--- start ---

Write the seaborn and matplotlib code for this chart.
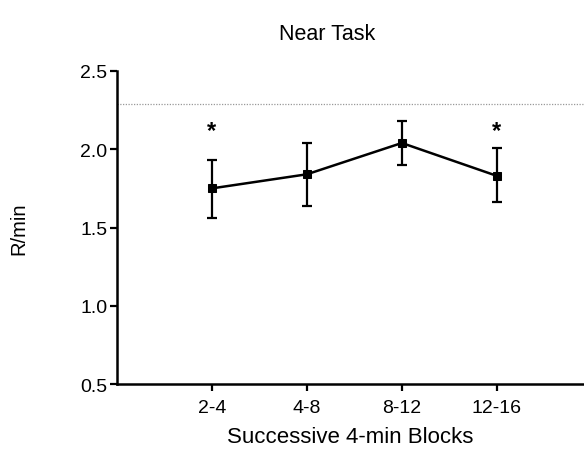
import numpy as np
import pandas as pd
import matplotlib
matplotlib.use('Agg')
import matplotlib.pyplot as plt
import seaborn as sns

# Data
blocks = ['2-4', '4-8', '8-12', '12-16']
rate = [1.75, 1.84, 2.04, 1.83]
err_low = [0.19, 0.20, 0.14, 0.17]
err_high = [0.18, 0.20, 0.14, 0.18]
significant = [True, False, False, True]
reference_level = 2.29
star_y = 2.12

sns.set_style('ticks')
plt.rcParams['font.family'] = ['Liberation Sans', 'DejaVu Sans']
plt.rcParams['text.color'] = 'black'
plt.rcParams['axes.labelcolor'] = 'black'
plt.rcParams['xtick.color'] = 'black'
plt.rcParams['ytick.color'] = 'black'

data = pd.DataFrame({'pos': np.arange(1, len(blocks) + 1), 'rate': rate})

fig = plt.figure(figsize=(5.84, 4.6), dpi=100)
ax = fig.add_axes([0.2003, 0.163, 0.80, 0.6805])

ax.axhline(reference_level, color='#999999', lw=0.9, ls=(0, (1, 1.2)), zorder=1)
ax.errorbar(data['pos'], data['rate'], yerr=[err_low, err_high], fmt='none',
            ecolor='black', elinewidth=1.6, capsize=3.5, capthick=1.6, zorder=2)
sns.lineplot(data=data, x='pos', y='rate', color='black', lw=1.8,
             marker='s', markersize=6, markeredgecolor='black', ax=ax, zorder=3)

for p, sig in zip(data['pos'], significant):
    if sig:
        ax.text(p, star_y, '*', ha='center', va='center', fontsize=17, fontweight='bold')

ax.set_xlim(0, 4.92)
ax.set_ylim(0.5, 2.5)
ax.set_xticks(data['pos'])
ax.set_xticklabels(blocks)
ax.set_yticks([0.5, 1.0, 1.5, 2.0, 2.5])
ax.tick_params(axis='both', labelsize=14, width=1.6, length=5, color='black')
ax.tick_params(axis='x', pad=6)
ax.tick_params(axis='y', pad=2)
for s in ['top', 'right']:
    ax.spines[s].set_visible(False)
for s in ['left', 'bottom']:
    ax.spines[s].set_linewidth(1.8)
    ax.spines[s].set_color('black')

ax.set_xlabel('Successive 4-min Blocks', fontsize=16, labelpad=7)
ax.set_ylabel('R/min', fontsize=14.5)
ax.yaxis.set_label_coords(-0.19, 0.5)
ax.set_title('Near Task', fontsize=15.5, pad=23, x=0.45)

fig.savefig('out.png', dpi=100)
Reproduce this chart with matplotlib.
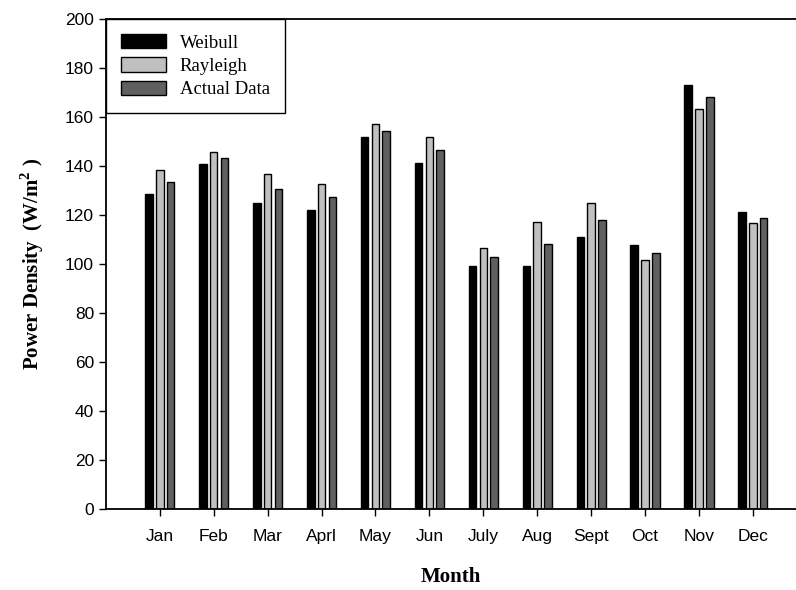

--- end ---

Isolate the lines that hold the word "this" and copy all of them.

Write the seaborn and matplotlib code for this chart.
Reproduce this chart with matplotlib.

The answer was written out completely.